I also think that a $250 base video card in the 7850 is expecting too much from Apple and would be quite the step up from the $150 cards they've used before when they also have to add thunderbolt to it somehow.

They don't "have to add" TB.

This issue though is that they were charging $250 for those $150 cards. If the cards don't really need an engineering "EFI tax" then $250 cards could be $250 for Macs too. I'm not sure why Apple wouldn't want to get to that state. It is yet another impediment for Mac Pro sales when there is always an extra "tax" on top for GPUs . At best it only encourages folks to put hack-cards into the Mac Pro. At worse people just don't buy the box because of the extra mark up. [ and yet another reason driving up card cost with some custom Display export kludge for TB doesn't make alot sense. ]
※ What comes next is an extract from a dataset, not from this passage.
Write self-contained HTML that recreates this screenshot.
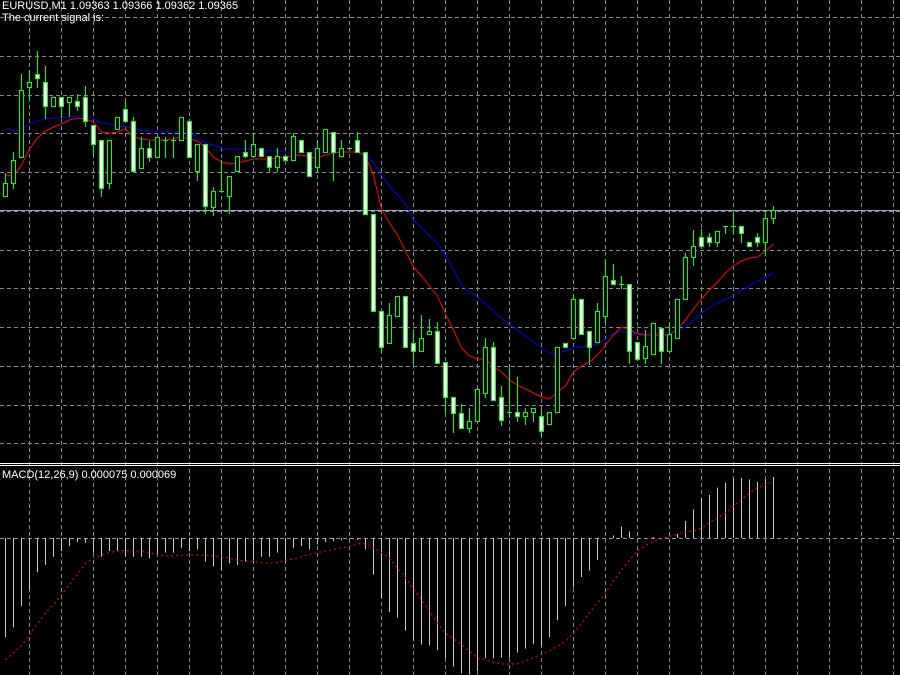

The 7850 would fit into Apple marketing machine because it is basically better than the "old" top end card. So they cold have graphs on the product's web page that showed "low end is now faster than top end old" .
For the current page:

http://www.apple.com/macpro/performance.html

The standard graphics benchmark is a 6x from the previous version. The "upgrade" was a 1.6-1.7x . It seems likely they will be looking to post similar jumps....( well perhaps not 6x but certainly something like 1.5-2.5x )

The other problem is that while the 7770 (perhaps at $250) is better than the 5770 (at the current Apple $250) is it really going to bettter than the AMD/Nvidia Windows models at $250? Comparing to the Mac past is one thing. Comparing cross platforms is another.
 
Eh? First there are only three models in Intel's posted line up right now

In 2009 they only used the $300 and $600 price points for the single processor system. Later adding the 3.33x4 in December 09. Also on the dual model for both years they skipped the top processor options. I merely mentioned this to show they have history of not offering the top processor options.

The 1660 is a poor value for money upgrade, especially if Apple maintain their current upgrade prices, let alone bump it to $1,300 as the 1660 is $1,080 rather than $999. Any normal workstation vendor would give all choices, but this is Apple.